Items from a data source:
================
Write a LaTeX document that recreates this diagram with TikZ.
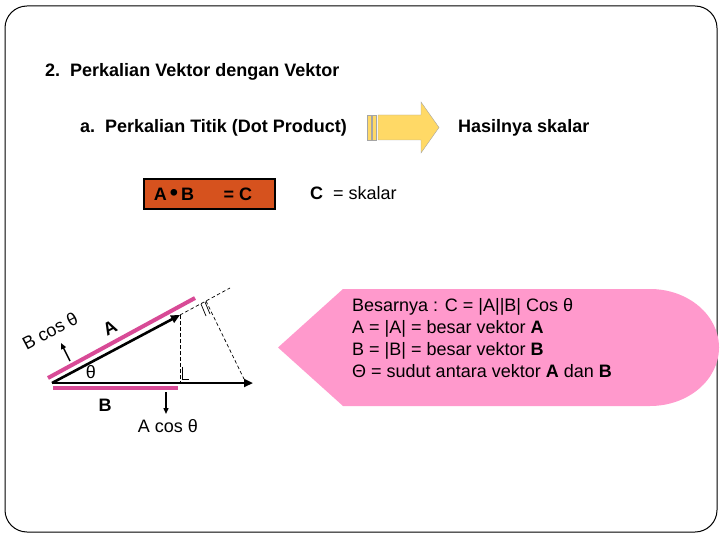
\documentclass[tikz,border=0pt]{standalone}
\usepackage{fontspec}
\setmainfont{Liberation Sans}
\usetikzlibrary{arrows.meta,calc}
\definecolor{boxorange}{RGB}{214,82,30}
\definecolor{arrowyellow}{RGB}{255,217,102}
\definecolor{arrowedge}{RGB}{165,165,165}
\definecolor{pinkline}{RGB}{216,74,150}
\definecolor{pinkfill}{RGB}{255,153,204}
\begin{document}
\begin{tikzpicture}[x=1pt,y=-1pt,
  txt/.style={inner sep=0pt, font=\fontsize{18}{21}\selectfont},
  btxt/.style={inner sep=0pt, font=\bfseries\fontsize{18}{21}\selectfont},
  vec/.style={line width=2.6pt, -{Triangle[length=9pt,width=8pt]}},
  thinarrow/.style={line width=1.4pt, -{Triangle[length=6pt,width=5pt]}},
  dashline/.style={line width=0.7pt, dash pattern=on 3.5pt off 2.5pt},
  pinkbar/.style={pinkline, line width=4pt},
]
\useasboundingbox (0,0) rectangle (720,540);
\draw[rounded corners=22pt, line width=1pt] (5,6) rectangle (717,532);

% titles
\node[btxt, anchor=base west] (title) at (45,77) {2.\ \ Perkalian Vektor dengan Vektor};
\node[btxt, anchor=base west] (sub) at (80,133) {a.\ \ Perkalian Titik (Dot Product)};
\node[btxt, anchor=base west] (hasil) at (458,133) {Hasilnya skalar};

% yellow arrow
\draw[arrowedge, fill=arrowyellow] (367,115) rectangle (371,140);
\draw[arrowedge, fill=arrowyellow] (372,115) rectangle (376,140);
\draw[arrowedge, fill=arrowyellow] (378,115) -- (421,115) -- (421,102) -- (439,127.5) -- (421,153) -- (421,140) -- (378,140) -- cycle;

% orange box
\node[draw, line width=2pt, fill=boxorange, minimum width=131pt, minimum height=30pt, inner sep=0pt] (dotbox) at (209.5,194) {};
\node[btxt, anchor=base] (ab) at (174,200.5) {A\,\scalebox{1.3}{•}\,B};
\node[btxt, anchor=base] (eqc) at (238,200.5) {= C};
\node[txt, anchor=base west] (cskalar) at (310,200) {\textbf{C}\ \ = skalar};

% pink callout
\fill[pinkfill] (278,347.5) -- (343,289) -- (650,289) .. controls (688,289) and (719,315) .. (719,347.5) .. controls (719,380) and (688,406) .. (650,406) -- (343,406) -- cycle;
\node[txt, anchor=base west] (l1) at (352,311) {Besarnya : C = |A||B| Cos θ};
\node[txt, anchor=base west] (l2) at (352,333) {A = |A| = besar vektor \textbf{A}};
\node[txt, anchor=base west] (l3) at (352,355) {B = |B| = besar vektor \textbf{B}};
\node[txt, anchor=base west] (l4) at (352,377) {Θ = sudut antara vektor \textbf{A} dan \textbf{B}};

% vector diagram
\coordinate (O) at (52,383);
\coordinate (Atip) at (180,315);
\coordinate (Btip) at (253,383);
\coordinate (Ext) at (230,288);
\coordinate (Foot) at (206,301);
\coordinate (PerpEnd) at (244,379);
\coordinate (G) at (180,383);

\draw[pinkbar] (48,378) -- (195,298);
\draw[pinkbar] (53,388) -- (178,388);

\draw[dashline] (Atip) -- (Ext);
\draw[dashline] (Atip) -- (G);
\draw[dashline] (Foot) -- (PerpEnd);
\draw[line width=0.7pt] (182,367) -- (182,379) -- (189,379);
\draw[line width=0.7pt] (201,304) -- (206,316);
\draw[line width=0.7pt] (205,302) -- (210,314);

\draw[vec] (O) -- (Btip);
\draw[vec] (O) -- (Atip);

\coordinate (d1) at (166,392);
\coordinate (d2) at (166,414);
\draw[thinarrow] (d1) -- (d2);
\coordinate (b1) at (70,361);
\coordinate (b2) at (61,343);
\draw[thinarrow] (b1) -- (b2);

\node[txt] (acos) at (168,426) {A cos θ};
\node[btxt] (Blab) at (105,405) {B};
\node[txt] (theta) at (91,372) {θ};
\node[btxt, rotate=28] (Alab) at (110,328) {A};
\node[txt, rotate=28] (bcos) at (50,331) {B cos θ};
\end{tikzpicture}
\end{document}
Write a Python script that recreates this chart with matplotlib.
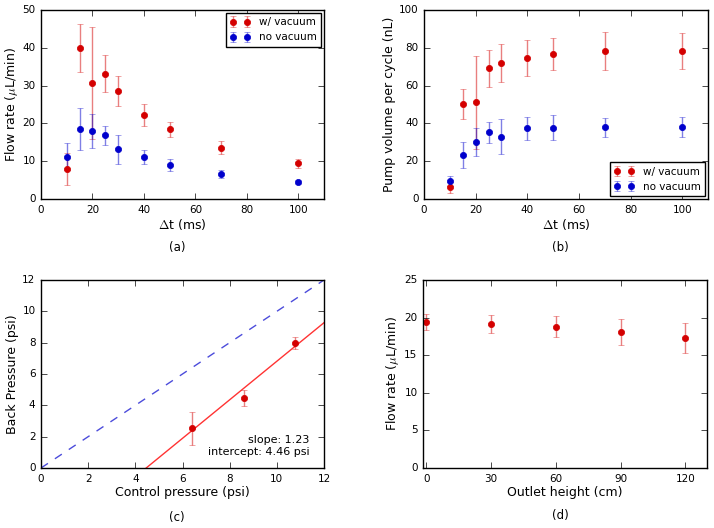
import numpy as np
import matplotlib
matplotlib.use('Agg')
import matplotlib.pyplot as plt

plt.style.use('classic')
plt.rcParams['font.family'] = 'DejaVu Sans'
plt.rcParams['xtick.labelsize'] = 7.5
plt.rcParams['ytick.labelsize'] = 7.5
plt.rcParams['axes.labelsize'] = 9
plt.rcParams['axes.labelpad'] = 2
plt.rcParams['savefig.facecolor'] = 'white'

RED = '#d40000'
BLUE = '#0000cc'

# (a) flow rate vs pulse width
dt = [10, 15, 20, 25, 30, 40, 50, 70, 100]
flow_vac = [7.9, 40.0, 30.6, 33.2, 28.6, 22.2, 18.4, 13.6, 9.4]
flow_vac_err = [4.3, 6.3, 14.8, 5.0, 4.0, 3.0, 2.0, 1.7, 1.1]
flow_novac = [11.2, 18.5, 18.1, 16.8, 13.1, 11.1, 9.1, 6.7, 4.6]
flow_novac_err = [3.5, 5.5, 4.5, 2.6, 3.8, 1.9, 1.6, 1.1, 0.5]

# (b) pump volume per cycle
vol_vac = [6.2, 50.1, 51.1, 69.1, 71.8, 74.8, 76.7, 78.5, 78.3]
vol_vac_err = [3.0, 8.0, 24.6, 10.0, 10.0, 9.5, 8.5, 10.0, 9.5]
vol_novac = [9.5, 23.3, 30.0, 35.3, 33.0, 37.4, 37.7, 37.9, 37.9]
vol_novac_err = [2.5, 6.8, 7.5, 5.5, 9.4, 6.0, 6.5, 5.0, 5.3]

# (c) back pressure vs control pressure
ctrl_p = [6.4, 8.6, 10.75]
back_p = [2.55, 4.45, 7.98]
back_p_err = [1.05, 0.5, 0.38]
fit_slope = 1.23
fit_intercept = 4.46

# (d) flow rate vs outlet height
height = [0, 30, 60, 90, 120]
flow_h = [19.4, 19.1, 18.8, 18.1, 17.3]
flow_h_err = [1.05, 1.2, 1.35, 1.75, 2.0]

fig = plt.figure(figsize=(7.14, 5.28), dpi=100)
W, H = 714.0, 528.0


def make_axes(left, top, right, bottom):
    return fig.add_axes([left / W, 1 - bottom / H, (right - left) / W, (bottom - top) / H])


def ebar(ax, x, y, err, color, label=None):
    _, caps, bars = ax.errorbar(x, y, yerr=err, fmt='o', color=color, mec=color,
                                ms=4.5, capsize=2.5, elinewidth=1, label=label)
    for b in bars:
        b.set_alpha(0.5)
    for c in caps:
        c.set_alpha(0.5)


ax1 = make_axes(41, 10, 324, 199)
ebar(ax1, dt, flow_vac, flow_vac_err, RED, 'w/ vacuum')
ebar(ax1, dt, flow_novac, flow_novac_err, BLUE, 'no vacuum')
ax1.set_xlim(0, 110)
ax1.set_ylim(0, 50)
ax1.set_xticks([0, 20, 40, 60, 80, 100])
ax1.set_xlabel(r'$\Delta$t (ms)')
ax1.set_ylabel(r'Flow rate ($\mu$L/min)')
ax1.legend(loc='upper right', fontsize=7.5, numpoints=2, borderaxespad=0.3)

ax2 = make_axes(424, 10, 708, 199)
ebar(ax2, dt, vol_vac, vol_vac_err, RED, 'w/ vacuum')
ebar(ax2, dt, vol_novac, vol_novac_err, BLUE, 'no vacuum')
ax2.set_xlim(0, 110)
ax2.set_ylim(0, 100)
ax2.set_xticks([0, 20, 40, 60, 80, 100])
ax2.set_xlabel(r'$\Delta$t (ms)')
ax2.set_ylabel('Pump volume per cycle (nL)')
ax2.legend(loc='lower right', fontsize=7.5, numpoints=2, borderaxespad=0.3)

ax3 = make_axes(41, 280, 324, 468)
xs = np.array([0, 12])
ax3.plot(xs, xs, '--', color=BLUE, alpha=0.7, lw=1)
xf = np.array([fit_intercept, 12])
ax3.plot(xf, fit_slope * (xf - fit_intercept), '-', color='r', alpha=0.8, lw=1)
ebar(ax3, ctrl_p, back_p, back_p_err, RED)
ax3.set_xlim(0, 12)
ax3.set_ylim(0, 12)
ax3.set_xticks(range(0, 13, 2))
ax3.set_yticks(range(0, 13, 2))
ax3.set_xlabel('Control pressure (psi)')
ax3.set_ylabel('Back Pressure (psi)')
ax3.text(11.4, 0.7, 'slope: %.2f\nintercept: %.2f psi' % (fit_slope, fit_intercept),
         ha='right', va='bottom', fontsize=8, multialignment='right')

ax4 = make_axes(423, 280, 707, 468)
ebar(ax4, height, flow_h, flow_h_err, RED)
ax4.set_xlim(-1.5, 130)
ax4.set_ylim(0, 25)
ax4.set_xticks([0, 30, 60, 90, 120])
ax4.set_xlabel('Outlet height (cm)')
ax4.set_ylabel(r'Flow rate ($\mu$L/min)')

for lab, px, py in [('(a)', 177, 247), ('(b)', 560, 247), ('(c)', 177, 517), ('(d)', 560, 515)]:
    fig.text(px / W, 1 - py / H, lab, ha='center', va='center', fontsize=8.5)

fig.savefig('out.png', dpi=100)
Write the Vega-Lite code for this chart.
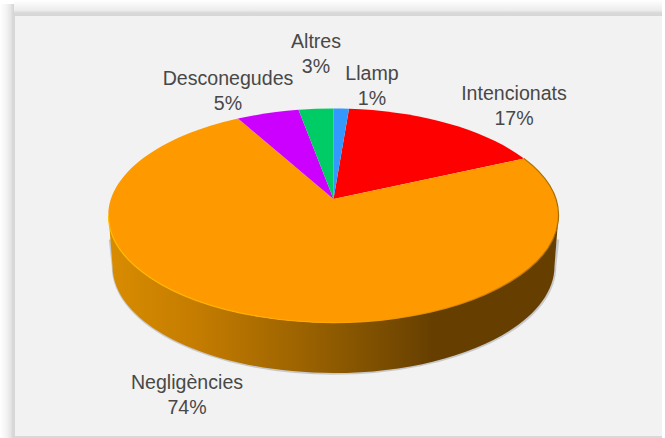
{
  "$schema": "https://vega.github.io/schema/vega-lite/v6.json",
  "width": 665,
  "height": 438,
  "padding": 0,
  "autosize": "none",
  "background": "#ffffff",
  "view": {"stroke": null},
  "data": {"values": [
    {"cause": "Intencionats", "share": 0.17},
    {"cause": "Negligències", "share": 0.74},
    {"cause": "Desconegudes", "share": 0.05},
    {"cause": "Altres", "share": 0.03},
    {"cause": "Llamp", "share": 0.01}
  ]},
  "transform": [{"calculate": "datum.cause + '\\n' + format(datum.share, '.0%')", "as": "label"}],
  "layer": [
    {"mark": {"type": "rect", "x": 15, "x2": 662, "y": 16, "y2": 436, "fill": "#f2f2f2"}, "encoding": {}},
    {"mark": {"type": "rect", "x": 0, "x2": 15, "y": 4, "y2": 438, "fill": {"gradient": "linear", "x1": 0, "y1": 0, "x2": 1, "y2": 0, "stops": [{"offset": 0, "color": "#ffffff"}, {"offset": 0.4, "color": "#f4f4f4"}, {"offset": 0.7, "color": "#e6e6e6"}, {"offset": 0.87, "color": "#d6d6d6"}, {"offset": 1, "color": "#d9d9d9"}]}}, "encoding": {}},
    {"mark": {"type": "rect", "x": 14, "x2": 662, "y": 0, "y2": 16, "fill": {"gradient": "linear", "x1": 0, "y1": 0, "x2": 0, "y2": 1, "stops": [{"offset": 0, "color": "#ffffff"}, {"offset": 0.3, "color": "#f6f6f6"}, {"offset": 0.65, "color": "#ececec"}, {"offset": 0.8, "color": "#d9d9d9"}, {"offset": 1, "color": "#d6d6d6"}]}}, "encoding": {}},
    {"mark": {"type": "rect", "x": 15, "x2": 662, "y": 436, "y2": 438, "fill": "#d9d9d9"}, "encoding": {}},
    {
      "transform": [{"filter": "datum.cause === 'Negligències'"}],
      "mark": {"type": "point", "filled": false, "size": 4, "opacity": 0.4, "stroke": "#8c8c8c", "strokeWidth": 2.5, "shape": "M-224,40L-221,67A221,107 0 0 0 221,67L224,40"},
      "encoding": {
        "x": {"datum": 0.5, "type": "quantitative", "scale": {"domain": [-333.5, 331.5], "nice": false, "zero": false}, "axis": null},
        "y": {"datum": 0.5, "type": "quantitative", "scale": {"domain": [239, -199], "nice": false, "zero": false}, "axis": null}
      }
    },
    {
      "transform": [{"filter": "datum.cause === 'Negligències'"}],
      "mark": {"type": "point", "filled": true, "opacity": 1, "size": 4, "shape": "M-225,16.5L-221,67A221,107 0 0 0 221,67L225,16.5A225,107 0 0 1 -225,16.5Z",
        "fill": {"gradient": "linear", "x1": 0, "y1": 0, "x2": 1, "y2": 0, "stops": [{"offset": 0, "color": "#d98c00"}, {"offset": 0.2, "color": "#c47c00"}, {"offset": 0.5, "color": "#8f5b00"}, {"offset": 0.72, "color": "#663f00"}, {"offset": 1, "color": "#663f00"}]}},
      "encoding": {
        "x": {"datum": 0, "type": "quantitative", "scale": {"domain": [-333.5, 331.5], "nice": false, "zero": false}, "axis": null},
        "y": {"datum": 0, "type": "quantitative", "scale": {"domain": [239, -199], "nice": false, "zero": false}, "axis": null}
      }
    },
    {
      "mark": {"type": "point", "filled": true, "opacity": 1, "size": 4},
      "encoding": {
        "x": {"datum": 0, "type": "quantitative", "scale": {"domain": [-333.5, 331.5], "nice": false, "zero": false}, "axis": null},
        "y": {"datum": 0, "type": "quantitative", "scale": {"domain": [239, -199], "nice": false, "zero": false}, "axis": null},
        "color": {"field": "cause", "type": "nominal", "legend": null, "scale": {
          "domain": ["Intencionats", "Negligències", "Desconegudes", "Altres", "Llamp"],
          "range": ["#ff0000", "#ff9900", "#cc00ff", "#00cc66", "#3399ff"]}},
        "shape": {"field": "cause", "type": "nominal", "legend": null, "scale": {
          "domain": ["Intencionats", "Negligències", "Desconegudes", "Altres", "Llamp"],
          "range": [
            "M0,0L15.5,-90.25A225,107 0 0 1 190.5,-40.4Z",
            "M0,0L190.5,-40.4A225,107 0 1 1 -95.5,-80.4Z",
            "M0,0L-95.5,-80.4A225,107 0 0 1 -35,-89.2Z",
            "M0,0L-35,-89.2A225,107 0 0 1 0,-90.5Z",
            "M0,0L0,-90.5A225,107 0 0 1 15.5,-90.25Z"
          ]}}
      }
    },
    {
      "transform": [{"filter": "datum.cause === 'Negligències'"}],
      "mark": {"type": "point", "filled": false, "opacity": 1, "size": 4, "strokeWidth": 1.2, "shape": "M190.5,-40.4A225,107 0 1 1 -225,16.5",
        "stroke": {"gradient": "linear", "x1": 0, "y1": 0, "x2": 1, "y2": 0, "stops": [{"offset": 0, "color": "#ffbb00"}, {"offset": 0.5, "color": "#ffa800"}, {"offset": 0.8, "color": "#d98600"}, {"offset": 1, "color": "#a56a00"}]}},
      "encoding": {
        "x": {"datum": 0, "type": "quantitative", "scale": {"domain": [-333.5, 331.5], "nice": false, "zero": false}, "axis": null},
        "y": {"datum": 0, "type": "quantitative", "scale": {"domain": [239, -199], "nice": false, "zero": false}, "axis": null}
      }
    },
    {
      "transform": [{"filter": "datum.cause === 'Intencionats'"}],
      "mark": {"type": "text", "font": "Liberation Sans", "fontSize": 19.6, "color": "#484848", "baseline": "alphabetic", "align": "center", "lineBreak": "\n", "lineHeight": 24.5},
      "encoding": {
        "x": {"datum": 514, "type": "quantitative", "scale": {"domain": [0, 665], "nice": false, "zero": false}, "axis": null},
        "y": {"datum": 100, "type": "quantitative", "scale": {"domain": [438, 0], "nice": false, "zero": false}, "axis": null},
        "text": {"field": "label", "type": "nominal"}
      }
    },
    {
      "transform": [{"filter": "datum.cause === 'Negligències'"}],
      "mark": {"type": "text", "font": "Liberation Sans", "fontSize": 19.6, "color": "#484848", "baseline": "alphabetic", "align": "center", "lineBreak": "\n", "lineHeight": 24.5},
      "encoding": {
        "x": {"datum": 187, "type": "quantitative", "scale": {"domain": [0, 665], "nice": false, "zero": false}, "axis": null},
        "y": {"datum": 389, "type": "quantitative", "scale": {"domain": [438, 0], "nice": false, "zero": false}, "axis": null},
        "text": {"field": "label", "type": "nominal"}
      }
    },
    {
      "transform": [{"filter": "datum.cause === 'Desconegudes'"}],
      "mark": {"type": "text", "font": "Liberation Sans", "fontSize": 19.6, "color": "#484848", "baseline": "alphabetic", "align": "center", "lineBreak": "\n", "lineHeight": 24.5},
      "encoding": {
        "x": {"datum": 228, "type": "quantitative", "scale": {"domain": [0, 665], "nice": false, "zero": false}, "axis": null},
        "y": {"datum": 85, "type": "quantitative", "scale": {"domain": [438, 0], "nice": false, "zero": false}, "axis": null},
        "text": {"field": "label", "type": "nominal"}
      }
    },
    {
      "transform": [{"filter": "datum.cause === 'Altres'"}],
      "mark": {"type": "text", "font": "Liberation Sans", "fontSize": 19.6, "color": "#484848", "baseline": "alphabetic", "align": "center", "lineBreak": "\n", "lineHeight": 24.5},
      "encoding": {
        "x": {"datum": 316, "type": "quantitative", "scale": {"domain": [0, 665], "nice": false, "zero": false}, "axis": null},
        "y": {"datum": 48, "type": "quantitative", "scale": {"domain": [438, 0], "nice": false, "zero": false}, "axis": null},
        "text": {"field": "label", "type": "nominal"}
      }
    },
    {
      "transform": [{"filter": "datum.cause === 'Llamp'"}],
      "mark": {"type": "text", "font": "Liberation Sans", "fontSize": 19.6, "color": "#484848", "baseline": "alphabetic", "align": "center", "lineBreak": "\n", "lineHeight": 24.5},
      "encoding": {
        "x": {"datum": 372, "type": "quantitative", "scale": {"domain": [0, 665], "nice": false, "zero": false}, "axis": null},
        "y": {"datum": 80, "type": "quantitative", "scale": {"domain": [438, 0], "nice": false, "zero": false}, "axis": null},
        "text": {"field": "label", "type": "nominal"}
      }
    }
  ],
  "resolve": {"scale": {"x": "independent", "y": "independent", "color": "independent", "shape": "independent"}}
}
================
- Short task: Copy, exactly as they stand, the lines from the one that holds "Write a Python" to the one that holds "c.set_alpha(0.5)", both included, and drop every picture.

- Complete response:
Write a Python script that recreates this chart with matplotlib.
import numpy as np
import matplotlib
matplotlib.use('Agg')
import matplotlib.pyplot as plt

plt.style.use('classic')
plt.rcParams['font.family'] = 'DejaVu Sans'
plt.rcParams['xtick.labelsize'] = 7.5
plt.rcParams['ytick.labelsize'] = 7.5
plt.rcParams['axes.labelsize'] = 9
plt.rcParams['axes.labelpad'] = 2
plt.rcParams['savefig.facecolor'] = 'white'

RED = '#d40000'
BLUE = '#0000cc'

# (a) flow rate vs pulse width
dt = [10, 15, 20, 25, 30, 40, 50, 70, 100]
flow_vac = [7.9, 40.0, 30.6, 33.2, 28.6, 22.2, 18.4, 13.6, 9.4]
flow_vac_err = [4.3, 6.3, 14.8, 5.0, 4.0, 3.0, 2.0, 1.7, 1.1]
flow_novac = [11.2, 18.5, 18.1, 16.8, 13.1, 11.1, 9.1, 6.7, 4.6]
flow_novac_err = [3.5, 5.5, 4.5, 2.6, 3.8, 1.9, 1.6, 1.1, 0.5]

# (b) pump volume per cycle
vol_vac = [6.2, 50.1, 51.1, 69.1, 71.8, 74.8, 76.7, 78.5, 78.3]
vol_vac_err = [3.0, 8.0, 24.6, 10.0, 10.0, 9.5, 8.5, 10.0, 9.5]
vol_novac = [9.5, 23.3, 30.0, 35.3, 33.0, 37.4, 37.7, 37.9, 37.9]
vol_novac_err = [2.5, 6.8, 7.5, 5.5, 9.4, 6.0, 6.5, 5.0, 5.3]

# (c) back pressure vs control pressure
ctrl_p = [6.4, 8.6, 10.75]
back_p = [2.55, 4.45, 7.98]
back_p_err = [1.05, 0.5, 0.38]
fit_slope = 1.23
fit_intercept = 4.46

# (d) flow rate vs outlet height
height = [0, 30, 60, 90, 120]
flow_h = [19.4, 19.1, 18.8, 18.1, 17.3]
flow_h_err = [1.05, 1.2, 1.35, 1.75, 2.0]

fig = plt.figure(figsize=(7.14, 5.28), dpi=100)
W, H = 714.0, 528.0


def make_axes(left, top, right, bottom):
    return fig.add_axes([left / W, 1 - bottom / H, (right - left) / W, (bottom - top) / H])


def ebar(ax, x, y, err, color, label=None):
    _, caps, bars = ax.errorbar(x, y, yerr=err, fmt='o', color=color, mec=color,
                                ms=4.5, capsize=2.5, elinewidth=1, label=label)
    for b in bars:
        b.set_alpha(0.5)
    for c in caps:
        c.set_alpha(0.5)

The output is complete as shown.